Objective: Working from the top of the listing below, retype each line through the line containing "plt.rcParams['font.family'] = ['Liberation", both included, with no pictures.

Data:
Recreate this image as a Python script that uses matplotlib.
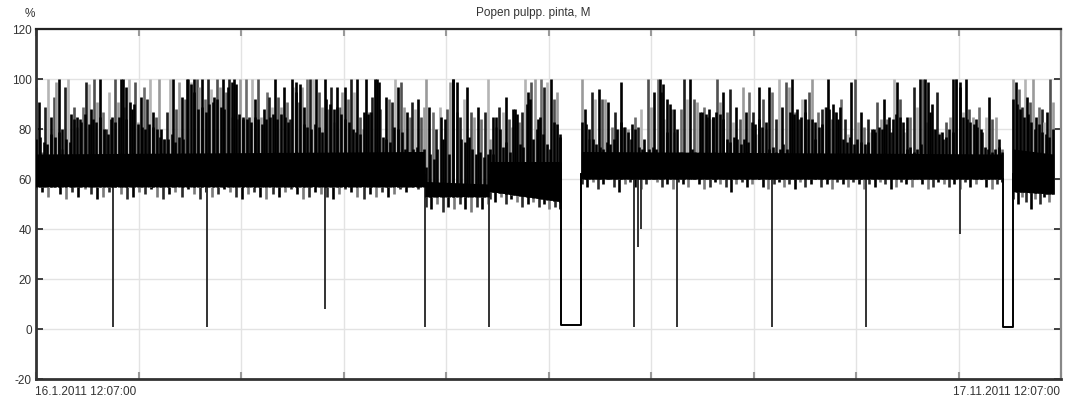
import numpy as np
import matplotlib
matplotlib.use('Agg')
import matplotlib.pyplot as plt

plt.rcParams['font.family'] = ['Liberation Sans', 'DejaVu Sans']

# ---------------- data ----------------
TOTAL_DAYS = 305.0                      # 16.1.2011 12:07 -> 17.11.2011 12:07
x_labels = ['16.1.2011 12:07:00', '17.11.2011 12:07:00']
y_ticks = [-20, 0, 20, 40, 60, 80, 100, 120]

# operating segments (days from start)
seg_start = [0.0, 116.0, 135.0, 162.5, 290.8]
seg_end = [115.5, 134.5, 156.0, 287.5, 302.6]
core_lo_start = [57, 53, 55, 60, 55]
core_lo_end = [57, 53, 51, 60, 54]
core_hi_start = [70, 59, 67, 71, 72]
core_hi_end = [71, 58, 67, 70, 70]

# isolated upward spikes (max values)
peaks_A = [97, 91, 71, 89, 100, 85, 93, 99, 100, 72, 97, 100, 86, 89, 81, 84, 89, 99, 98, 88,
           100, 91, 100, 87, 80, 95, 85, 100, 91, 100, 89, 84, 100, 88, 99, 83, 93, 97, 92, 100,
           87, 85, 100, 80, 76, 87, 100, 100, 88, 99, 93, 92, 100, 99, 95, 100, 97, 100, 92, 100,
           96, 93, 100, 97, 100, 95, 100, 85, 100, 84, 100, 84, 100, 85, 100, 92, 100, 85, 88, 95,
           93, 89, 100, 93, 89, 97, 91, 84, 97, 95, 91, 97, 89, 100,
           100, 100, 100, 95, 89, 100, 88, 97, 83, 97, 89, 95, 97, 92, 100, 95, 100, 85, 80, 100,
           87, 93, 100, 100, 88, 71, 93, 92, 91, 100, 97, 99, 89, 87, 85, 91, 88, 92, 85, 89]
peaks_B = [100, 89, 87, 80, 89, 76, 88, 99, 100, 87, 85, 92, 97, 87, 85, 89, 84, 87, 100]
peaks_C = [76, 85, 81, 89, 87, 93, 84, 81, 88, 83, 87, 100, 95, 99, 100, 84, 100,
           97, 99, 100, 92, 95, 78]
peaks_D = [100, 88, 76, 95, 92, 96, 92, 92, 91, 81, 87, 80, 99, 81, 80, 76, 85, 81, 88, 76,
           100, 89, 95, 100, 95, 84, 79, 88, 79, 80, 88, 100, 92, 100, 92, 91, 87, 89, 85, 84,
           85, 100, 91, 95, 87, 96, 83, 89, 84, 97, 87, 95, 87, 78, 97, 92, 80, 97, 95, 84,
           100, 89, 99, 97, 100, 87,
           84, 92, 92, 95, 100, 76, 87, 88, 89, 100, 84, 87, 84, 92, 84, 78, 99, 100, 83, 87,
           81, 84, 79, 80, 91, 84, 92, 84, 79, 100, 99, 92, 79, 85, 85, 97, 89, 100, 100, 83,
           87, 80, 95, 79, 76, 83, 85, 100, 100, 97, 87, 100, 88, 85, 84, 89, 79, 85, 93, 84,
           85, 76, 72]
peaks_E = [100, 99, 96, 89, 100, 93, 91, 100, 85, 89, 88, 83, 87, 100, 91]

# dense (dark) oscillation tops
mids_A = [76, 77, 75, 74, 78, 77, 79, 80, 76, 75, 84, 85, 83, 86, 82, 84, 83, 85, 80, 78,
          84, 83, 85, 100, 97, 91, 90, 82, 81, 80, 82, 81, 80, 77, 76, 76, 78, 75, 77, 76,
          100, 98, 100, 88, 89, 87, 90, 91, 92, 89, 88, 97, 99, 98, 86, 85, 84, 83, 85, 84,
          82, 84, 85, 86, 84, 86, 85, 83, 100, 99, 98, 82, 81, 80, 82, 81, 79,
          92, 90, 88, 89, 86, 84, 83, 80, 79, 78, 87, 86, 87, 100, 99, 77, 76, 75, 81, 80,
          79, 72, 71, 72, 73, 71, 72]
mids_B = [65, 70, 68, 72, 85, 84, 70, 100, 99, 76, 75, 77, 72, 70, 71, 69, 70]
mids_C = [72, 70, 85, 80, 73, 75, 71, 88, 86, 74, 73, 90, 92, 76, 80, 85, 78, 74, 72,
          83, 82, 77]
mids_D = [83, 82, 80, 76, 74, 73, 72, 75, 74, 76, 80, 83, 81, 79, 82, 80, 73, 72, 71, 72,
          73, 72, 100, 98, 92, 90, 88, 70, 71, 69, 70, 72, 71, 70, 87, 86, 88, 85, 87, 86,
          84, 76, 75, 77, 76, 74, 76, 75, 83, 82, 84, 81, 83, 72, 73, 71, 72, 74, 72, 87,
          86, 88, 85, 87, 84,
          84, 83, 81, 82, 89, 88, 90, 87, 89, 76, 75, 77, 74, 76, 75, 74, 75, 80, 79, 81,
          80, 82, 85, 84, 86, 85, 83, 72, 73, 71, 72, 74, 100, 99, 90, 80, 78, 79, 77, 80,
          79, 100, 99, 85, 84, 83, 82, 81, 80, 73, 72, 71, 72, 73, 71]
mids_E = [92, 90, 88, 85, 86, 83, 80, 82, 79, 78, 77, 80]

# downward excursions below the dense band
lows_A = [56, 55, 53, 57, 54, 52, 55, 53, 56, 54, 52, 53, 55, 57, 54, 52, 53, 55, 54, 56,
          53, 52, 54, 55, 53, 56, 54, 52, 55, 53, 54, 56, 55, 53, 52, 54, 55, 53, 52, 54,
          53, 55, 56, 54, 52, 53, 55, 54, 53, 52, 54, 56, 55, 53, 52, 54, 53, 55, 53, 54,
          56, 55, 57, 56, 58]
lows_B = [49, 48, 50, 47, 49, 48, 50, 48, 47, 49, 48, 50]
lows_C = [52, 51, 53, 50, 52, 51, 49, 50, 51, 49, 50, 48, 49, 48]
lows_D = [58, 57, 59, 56, 58, 60, 57, 55, 58, 59, 57, 56, 58, 60, 59, 57, 58, 56, 59, 58,
          57, 60, 58, 56, 57, 59, 58, 57, 55, 58, 59, 57, 58, 60, 57, 56, 58, 59, 57, 58,
          56, 59, 57, 58, 60, 57, 58, 56, 59, 58, 57, 59, 58, 56, 58, 57, 59, 58, 56, 57,
          59, 58, 57, 60, 58, 56, 57, 59, 58, 57, 58, 56, 59, 57, 58, 60, 57, 56, 58, 59]
lows_E = [52, 50, 53, 51, 48, 52, 50, 53, 51, 54]

# short drops towards zero (day, lowest value)
drop_day = [22.9, 50.9, 86.0, 115.8, 134.8, 162.2, 177.9, 179.1, 180.0, 190.7, 219.0, 247.0, 274.9]
drop_low = [1, 1, 8, 1, 1, 42, 1, 33, 40, 1, 1, 1, 38]

# shutdowns (level near zero)
outage_start = [156.2, 287.7]
outage_end = [162.2, 290.7]
outage_level = [1.5, 1.0]

# ---------------- plot ----------------
fig = plt.figure(figsize=(10.67, 4.03), dpi=100)
ax = fig.add_axes([36 / 1067, 1 - 379 / 403, 1025 / 1067, 350 / 403])

peaks_all = [peaks_A, peaks_B, peaks_C, peaks_D, peaks_E]
mids_all = [mids_A, mids_B, mids_C, mids_D, mids_E]
lows_all = [lows_A, lows_B, lows_C, lows_D, lows_E]
shade_cycle = ['#9a9a9a', '#000000', '#6c6c6c', '#1e1e1e', '#b4b4b4', '#000000', '#505050']

gray_t, gray_lo, gray_hi, gray_c = [], [], [], []
dark_t, dark_lo, dark_hi = [], [], []
for i in range(len(seg_start)):
    s, e = seg_start[i], seg_end[i]
    lo_line = [core_lo_start[i], core_lo_end[i]]
    hi_line = [core_hi_start[i], core_hi_end[i]]
    pk = peaks_all[i]
    tp = np.linspace(s, e, len(pk))
    base = np.interp(tp, [s, e], lo_line)
    for k in range(len(pk)):
        c = shade_cycle[k % len(shade_cycle)]
        if c == '#000000':
            dark_t.append(tp[k]); dark_lo.append(base[k]); dark_hi.append(pk[k])
        else:
            gray_t.append(tp[k]); gray_lo.append(base[k]); gray_hi.append(pk[k]); gray_c.append(c)
    md = mids_all[i]
    tm = np.linspace(s, e, len(md))
    dark_t.extend(tm); dark_lo.extend(np.interp(tm, [s, e], lo_line)); dark_hi.extend(md)
    lw_ = lows_all[i]
    tl = np.linspace(s, e, len(lw_))
    top = np.interp(tl, [s, e], hi_line)
    ax.vlines(tl, lw_, top, colors=['#2a2a2a', '#000000', '#7a7a7a'] * (len(lw_) // 3 + 1),
              lw=1.9, zorder=2)
    ax.fill_between([s, e], lo_line, hi_line, color='black', lw=0, zorder=4)

ax.vlines(gray_t, gray_lo, gray_hi, colors=gray_c, lw=1.9, zorder=2)
ax.vlines(dark_t, dark_lo, dark_hi, colors='black', lw=1.9, zorder=3)

for d, v in zip(drop_day, drop_low):
    ax.vlines(d, v, 62, colors='#333333', lw=1.4, zorder=2)

for s, e, lv in zip(outage_start, outage_end, outage_level):
    ax.plot([s, s, e, e], [60, lv, lv, 62], color='black', lw=1.4, zorder=3)

ax.set_xlim(0, TOTAL_DAYS)
ax.set_ylim(-20, 120)
ax.set_yticks(y_ticks)
ax.set_yticklabels([str(v) for v in y_ticks])
ax.set_xticks(np.linspace(0, TOTAL_DAYS, 11))
ax.set_xticklabels([])
ax.grid(True, color='#e3e3e3', lw=1.0, zorder=0)
ax.set_axisbelow(True)
ax.tick_params(axis='y', direction='in', length=5, width=1.2, colors='#222222',
               labelsize=8.5, labelcolor='#333333', pad=3, right=True)
ax.tick_params(axis='x', direction='in', length=5, width=1.5, colors='#999999', top=True)
for side in ['left', 'bottom']:
    ax.spines[side].set_linewidth(2.0)
    ax.spines[side].set_color('#333333')
ax.spines['top'].set_linewidth(1.6)
ax.spines['top'].set_color('#222222')
ax.spines['right'].set_linewidth(1.6)
ax.spines['right'].set_color('#888888')

fig.text(533 / 1067, 1 - 13 / 403, 'Popen pulpp. pinta, M', ha='center', va='center',
         fontsize=8.5, color='#333333')
fig.text(30 / 1067, 1 - 14 / 403, '%', ha='center', va='center', fontsize=8.5, color='#333333')
fig.text(35 / 1067, 1 - 392 / 403, x_labels[0], ha='left', va='center', fontsize=8.5, color='#333333')
fig.text(1060 / 1067, 1 - 392 / 403, x_labels[1], ha='right', va='center', fontsize=8.5, color='#333333')

fig.savefig('out.png', dpi=100)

Solution for this exercise:
Recreate this image as a Python script that uses matplotlib.
import numpy as np
import matplotlib
matplotlib.use('Agg')
import matplotlib.pyplot as plt

plt.rcParams['font.family'] = ['Liberation Sans', 'DejaVu Sans']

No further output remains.